As noted, peremptory judgment is proper only in the clearest of cases. Equitable Gas. Here, the validity of Ordinances 57 and 58 are at issue. Because Plaintiffs' right to relief is not clear, the Mayor maintains mandamus is inappropriate. Id.
b. Validity of Layoffs; Budgetary Procedures
The Mayor further asserts Plaintiffs did not raise the issue of whether the Mayor or City Administration failed to follow the proper budgetary procedures under Section 601(b) of the Administrative Code prior to issuing the layoff notices. An appellate court may not consider arguments by amicus curiae not raised by the actual parties. Pa. R.A.P. 531(a); Commonwealth v. Tharp, 562 Pa. 231, 754 A.2d 1251 (2000).
Alternatively, the Mayor maintains Plaintiffs argument is flawed. Section 609(2) of the Charter provides the Mayor with full charge and control of all executive departments. In addition, the power to layoff is clearly implied in the Mayor's power to discharge under Section 609(10) of the Charter.
IV. Analysis
In determining whether to grant a motion for peremptory judgment in mandamus pursuant to Pa. R.C.P. No. 1098, a court is guided by the standards governing disposition of motions for summary judgment. Washowich v. McKeesport Mun. Water Auth., 503 A.2d 1084 (Pa. Cmwlth. 1986). In making its decision, the trial court must consider the record actually presented and the record potentially possible at the time of trial. Id. Peremptory judgment can be entered only in the clearest of cases where there is not the slightest doubt as to the absence of material fact. Id. The burden of demonstrating that no genuine issue of material fact exists, and that one is clearly entitled to judgment as a matter of law, is on the moving party. Id. Further, the record must be examined in the light most favorable to the non-moving party. Id. See also Morganelli v. Casey, 641 A.2d 674 (Pa. Cmwlth. 1994) (peremptory judgment is only available where there is a clear basis in law and no dispute of fact).
Here, viewing the scant record in the light most favorable to the City and the Mayor, we conclude the trial court did not abuse its discretion in denying peremptory judgment. As the trial court observed, the Charter provides for a "strong mayor" government. Section 201 of the Charter states the Mayor and Council "jointly shall be the governing body of Scranton City Government." R.R. at 17a. Section 202 divides power equally between the legislative and executive branches. Id.

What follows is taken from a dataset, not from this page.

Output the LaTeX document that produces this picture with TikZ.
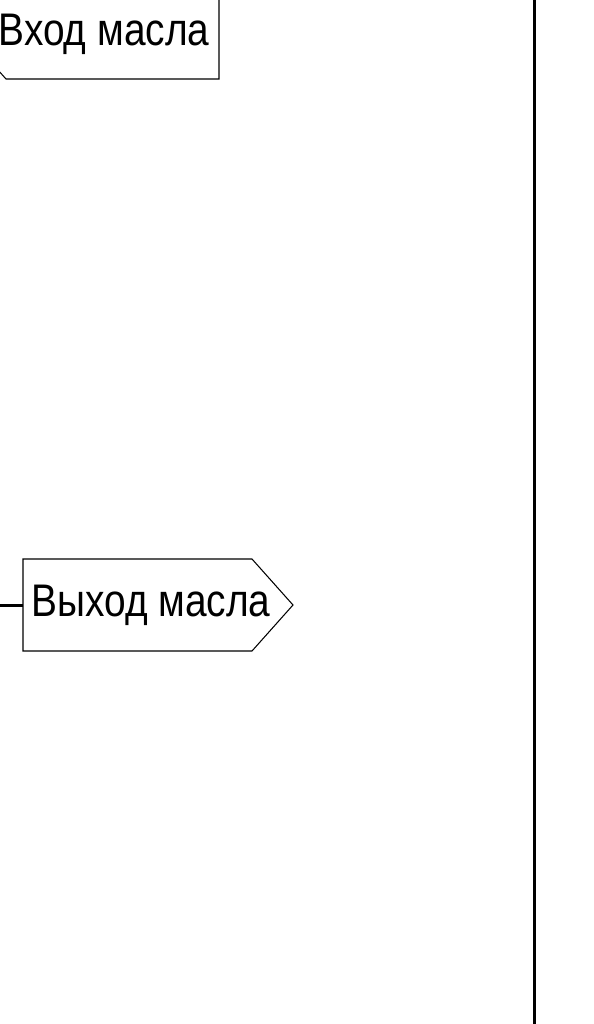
\documentclass[tikz,border=0pt]{standalone}
\usepackage{fontspec}
\setmainfont{Liberation Sans}
\newfontfamily\tagfont[FakeStretch=0.85]{Liberation Sans}
\tikzset{
	tag/.style={line width=0.3pt},
	pipe/.style={line width=0.85pt},
	tagtext/.style={font=\tagfont\fontsize{13}{15}\selectfont, inner sep=0pt, anchor=base}
}
\begin{document}
\begin{tikzpicture}[x=0.01cm,y=-0.01cm]
		\useasboundingbox (0,0) rectangle (594,1024);
		
		% Points
		\coordinate (inTip) at (-35,33);
		\coordinate (inTL) at (6,-13);
		\coordinate (inTR) at (219,-13);
		\coordinate (inBR) at (219,79);
		\coordinate (inBL) at (6,79);
		
		\coordinate (outTL) at (23,559);
		\coordinate (outTR) at (252,559);
		\coordinate (outTip) at (293,605);
		\coordinate (outBR) at (252,651);
		\coordinate (outBL) at (23,651);
		\coordinate (outW) at (23,605);
		\coordinate (lead) at (0,605);
		
		\coordinate (wallTop) at (534,0);
		\coordinate (wallBot) at (534,1024);
		
		% Tags
		\draw[tag] (inTip) -- (inTL) -- (inTR) -- (inBR) -- (inBL) -- cycle;
		\draw[tag] (outTL) -- (outTR) -- (outTip) -- (outBR) -- (outBL) -- cycle;
		\node[tagtext] (inText) at (104,45) {Вход масла};
		\node[tagtext] (outText) at (151,616) {Выход масла};
		
		% Segments
		\draw[pipe] (lead) -- (outW);
		\draw[pipe] (wallTop) -- (wallBot);
	\end{tikzpicture}
\end{document}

Section 609(2) of the Charter specifically grants the Mayor "full charge and control of all executive departments in the [C]ity." Id. at 22a. (emphasis added). Section 609(10) authorizes the Mayor to appoint, promote or discharge all City employees not covered by civil service. Id. Section 609(11) authorizes the Mayor to suspend, with or without pay, all executive department employees. Id.
Ordinances 57 and 58, which establish minimum manning requirements for the police and fire departments, encroach on the Mayor's full charge and control of all executive departments. In addition, Ordinances 57 and 58 encroach upon the Mayor's authority under the Charter to discharge or suspend all executive department employees.
Further, nothing in the Charter distinctly authorizes Council to establish minimum staffing requirements for the police and fire bureaus, which are under the Mayor's control. Although the City has the police power to enact legislation for public safety purposes, Warren, the City's governing body includes the Mayor and Council as coequal branches. What is more, the Charter provides the Mayor with full charge and control over the police and fire bureaus. Council may not usurp the Mayor's authority under the Charter by simply overriding the Mayor's veto of an invalid ordinance. See e.g., Reed v. Harrisburg City Council, 606 Pa. 117, 995 A.2d 1137 (2010) (city council may not assume mayor's executive powers under the city charter without amending the charter; otherwise, there would be few mayoral powers which city council could not usurp by ordinance).
Additionally, we note Section 203 of the Charter provides: "In the event the nature of any power or duty is uncertain, or the law creating such power or duty requires cooperation between branches of the city government, the president of council and the mayor shall fix the responsibility for the exercise of such power or the performance of such duty." R.R. at 17a (emphasis added). Thus, if cooperation between the legislative and executive branches is required to establish minimum staffing for the police and fire departments, Council cannot establish such staffing requirements merely by overriding the Mayor's veto.
Here, the record contains no evidence of either Council's or the Mayor's compliance with Section 203 of the Charter. Rather, this case is proceeding in a near-vacuum from a factual standpoint. Some of the terms of Section 203 are ambiguous, especially the designations of powers and duties which are legislative in nature and those which are executive in nature. The ambiguity could be lessened by evidence of past practices. Unfortunately, there is no record as to how public employee manning issues have been resolved since 1974. The absence of such a record provides further support for the respected trial court's cautious exercise of discretion at this early stage of litigation. Consequently, Plaintiffs' reliance on Blankenburg (current mayor must enforce ordinance duly enacted and approved by previous mayor) is misplaced.
In addition, before the trial court, Plaintiffs' counsel conceded that Ordinances 57 and 58 did not require that certain fire fighters or police officers be reinstated. At hearing, Plaintiffs' Counsel stated:
Furthermore it must be recalled these ordinances aren't saying that firefighter "X" is guaranteed employment, police officer "Y" is guaranteed employment. The ordinances establish .... It's a certain number.Notes of Testimony (N.T.), 08/25/11, at 12; R.R. at 87a. Therefore, even assuming, for sake of argument, that Ordinances 57 and 58 were valid, Plaintiffs' individual rights to reinstatement would remain unclear.
Finally, we decline to address Council's argument that the Plaintiffs' layoffs are invalid because the Mayor and City Administration failed to comply with the budgetary procedures in Section 601(b) of the Administrative Code. Plaintiffs, the actual parties in interest, did not raise this issue before the trial court. Therefore, it is waived. Pa. R.A.P. 531(a); Tharp.
V. Conclusion
For the above reasons, we agree with the trial court that Plaintiffs failed to establish a clear right to mandamus relief. Accordingly, we affirm the trial court's denial of Plaintiffs' motion for peremptory judgment and remand to the trial court for further proceedings.
/s/_________
ROBERT SIMPSON, Judge ORDER
AND NOW, this 27th day of April, 2012, for the reasons stated in the foregoing opinion, the order of the Court of Common Pleas of Lackawanna County denying Petitioners' motion for peremptory judgment in the nature of mandamus is AFFIRMED and this case is REMANDED for further proceedings on the merits. Jurisdiction is relinquished.